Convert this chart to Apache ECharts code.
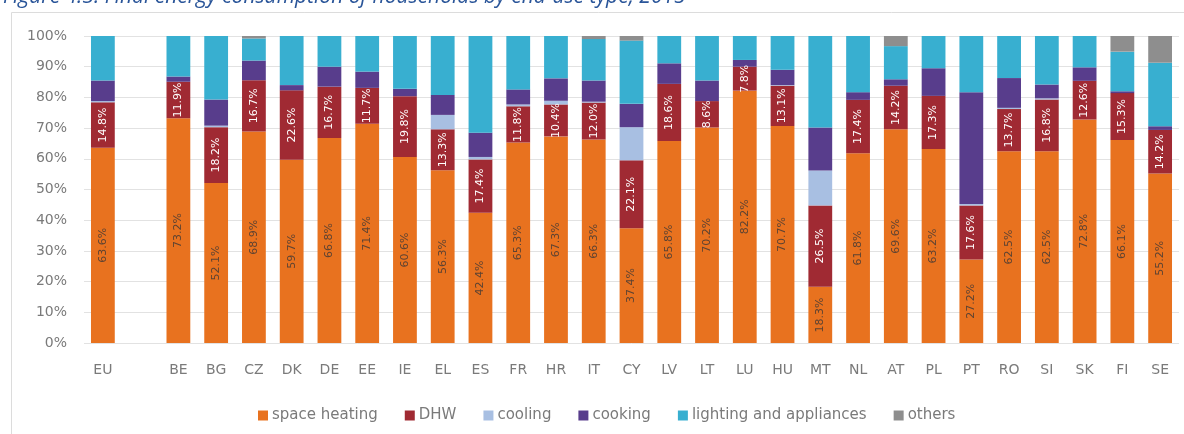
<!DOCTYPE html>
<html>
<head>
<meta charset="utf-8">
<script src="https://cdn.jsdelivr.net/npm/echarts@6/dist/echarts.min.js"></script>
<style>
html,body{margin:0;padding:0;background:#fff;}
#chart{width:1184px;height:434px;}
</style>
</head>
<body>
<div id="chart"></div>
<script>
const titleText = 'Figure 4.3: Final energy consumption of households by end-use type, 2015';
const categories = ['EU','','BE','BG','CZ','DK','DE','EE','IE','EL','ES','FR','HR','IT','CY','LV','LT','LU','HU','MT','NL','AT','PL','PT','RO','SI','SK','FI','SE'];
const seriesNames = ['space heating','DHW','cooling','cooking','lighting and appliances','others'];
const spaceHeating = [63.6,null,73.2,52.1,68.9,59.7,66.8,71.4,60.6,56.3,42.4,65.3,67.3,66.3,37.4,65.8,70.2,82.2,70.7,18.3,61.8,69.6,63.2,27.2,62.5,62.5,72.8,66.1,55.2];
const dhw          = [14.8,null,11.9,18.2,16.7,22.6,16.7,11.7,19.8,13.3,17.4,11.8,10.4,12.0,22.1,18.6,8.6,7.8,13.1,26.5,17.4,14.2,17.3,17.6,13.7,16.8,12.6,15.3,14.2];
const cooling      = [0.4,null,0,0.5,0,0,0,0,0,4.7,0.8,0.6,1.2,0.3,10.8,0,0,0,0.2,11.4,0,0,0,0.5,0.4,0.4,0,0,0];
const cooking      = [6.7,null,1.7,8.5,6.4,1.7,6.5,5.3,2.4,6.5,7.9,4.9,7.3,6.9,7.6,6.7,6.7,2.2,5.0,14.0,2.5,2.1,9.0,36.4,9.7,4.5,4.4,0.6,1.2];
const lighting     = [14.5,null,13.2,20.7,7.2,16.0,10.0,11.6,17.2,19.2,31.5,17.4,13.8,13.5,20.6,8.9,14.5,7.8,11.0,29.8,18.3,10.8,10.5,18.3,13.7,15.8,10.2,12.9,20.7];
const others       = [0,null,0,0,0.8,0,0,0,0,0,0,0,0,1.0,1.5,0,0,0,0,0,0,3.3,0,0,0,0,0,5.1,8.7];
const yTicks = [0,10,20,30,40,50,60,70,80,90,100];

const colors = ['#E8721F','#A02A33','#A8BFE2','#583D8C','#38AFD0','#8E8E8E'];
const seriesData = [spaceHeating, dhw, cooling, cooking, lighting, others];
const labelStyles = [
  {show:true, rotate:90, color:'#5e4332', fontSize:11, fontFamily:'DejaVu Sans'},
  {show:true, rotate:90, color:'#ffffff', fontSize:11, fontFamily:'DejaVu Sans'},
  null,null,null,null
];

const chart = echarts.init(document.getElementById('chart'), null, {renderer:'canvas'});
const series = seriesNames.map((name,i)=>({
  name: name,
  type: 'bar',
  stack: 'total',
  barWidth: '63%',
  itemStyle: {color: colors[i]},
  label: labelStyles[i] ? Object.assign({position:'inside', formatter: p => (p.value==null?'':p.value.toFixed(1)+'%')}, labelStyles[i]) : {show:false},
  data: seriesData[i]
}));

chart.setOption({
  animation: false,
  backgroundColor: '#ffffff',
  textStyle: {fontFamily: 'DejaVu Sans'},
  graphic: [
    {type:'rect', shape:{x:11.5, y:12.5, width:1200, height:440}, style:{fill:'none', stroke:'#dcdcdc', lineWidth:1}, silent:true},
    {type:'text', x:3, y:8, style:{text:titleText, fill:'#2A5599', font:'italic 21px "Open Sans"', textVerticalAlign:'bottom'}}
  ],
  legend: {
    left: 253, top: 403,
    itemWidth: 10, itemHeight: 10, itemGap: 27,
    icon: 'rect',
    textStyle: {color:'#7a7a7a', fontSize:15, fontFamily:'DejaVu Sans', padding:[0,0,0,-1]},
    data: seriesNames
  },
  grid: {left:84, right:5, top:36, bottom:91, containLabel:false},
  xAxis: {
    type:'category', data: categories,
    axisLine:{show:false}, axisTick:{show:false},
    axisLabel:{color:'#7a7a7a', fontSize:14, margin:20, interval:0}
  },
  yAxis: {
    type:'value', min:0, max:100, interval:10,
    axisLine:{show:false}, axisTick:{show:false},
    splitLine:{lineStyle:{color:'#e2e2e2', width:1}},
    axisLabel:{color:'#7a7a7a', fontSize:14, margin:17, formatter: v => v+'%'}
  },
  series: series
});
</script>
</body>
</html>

## Do this
Output exactly the span of lines from the top of the listing through the line holding "const yTicks = [0,10,20,30,40,50,60,70,80,90,100];", and leave every picture out.

## Task output
Convert this chart to Apache ECharts code.
<!DOCTYPE html>
<html>
<head>
<meta charset="utf-8">
<script src="https://cdn.jsdelivr.net/npm/echarts@6/dist/echarts.min.js"></script>
<style>
html,body{margin:0;padding:0;background:#fff;}
#chart{width:1184px;height:434px;}
</style>
</head>
<body>
<div id="chart"></div>
<script>
const titleText = 'Figure 4.3: Final energy consumption of households by end-use type, 2015';
const categories = ['EU','','BE','BG','CZ','DK','DE','EE','IE','EL','ES','FR','HR','IT','CY','LV','LT','LU','HU','MT','NL','AT','PL','PT','RO','SI','SK','FI','SE'];
const seriesNames = ['space heating','DHW','cooling','cooking','lighting and appliances','others'];
const spaceHeating = [63.6,null,73.2,52.1,68.9,59.7,66.8,71.4,60.6,56.3,42.4,65.3,67.3,66.3,37.4,65.8,70.2,82.2,70.7,18.3,61.8,69.6,63.2,27.2,62.5,62.5,72.8,66.1,55.2];
const dhw          = [14.8,null,11.9,18.2,16.7,22.6,16.7,11.7,19.8,13.3,17.4,11.8,10.4,12.0,22.1,18.6,8.6,7.8,13.1,26.5,17.4,14.2,17.3,17.6,13.7,16.8,12.6,15.3,14.2];
const cooling      = [0.4,null,0,0.5,0,0,0,0,0,4.7,0.8,0.6,1.2,0.3,10.8,0,0,0,0.2,11.4,0,0,0,0.5,0.4,0.4,0,0,0];
const cooking      = [6.7,null,1.7,8.5,6.4,1.7,6.5,5.3,2.4,6.5,7.9,4.9,7.3,6.9,7.6,6.7,6.7,2.2,5.0,14.0,2.5,2.1,9.0,36.4,9.7,4.5,4.4,0.6,1.2];
const lighting     = [14.5,null,13.2,20.7,7.2,16.0,10.0,11.6,17.2,19.2,31.5,17.4,13.8,13.5,20.6,8.9,14.5,7.8,11.0,29.8,18.3,10.8,10.5,18.3,13.7,15.8,10.2,12.9,20.7];
const others       = [0,null,0,0,0.8,0,0,0,0,0,0,0,0,1.0,1.5,0,0,0,0,0,0,3.3,0,0,0,0,0,5.1,8.7];
const yTicks = [0,10,20,30,40,50,60,70,80,90,100];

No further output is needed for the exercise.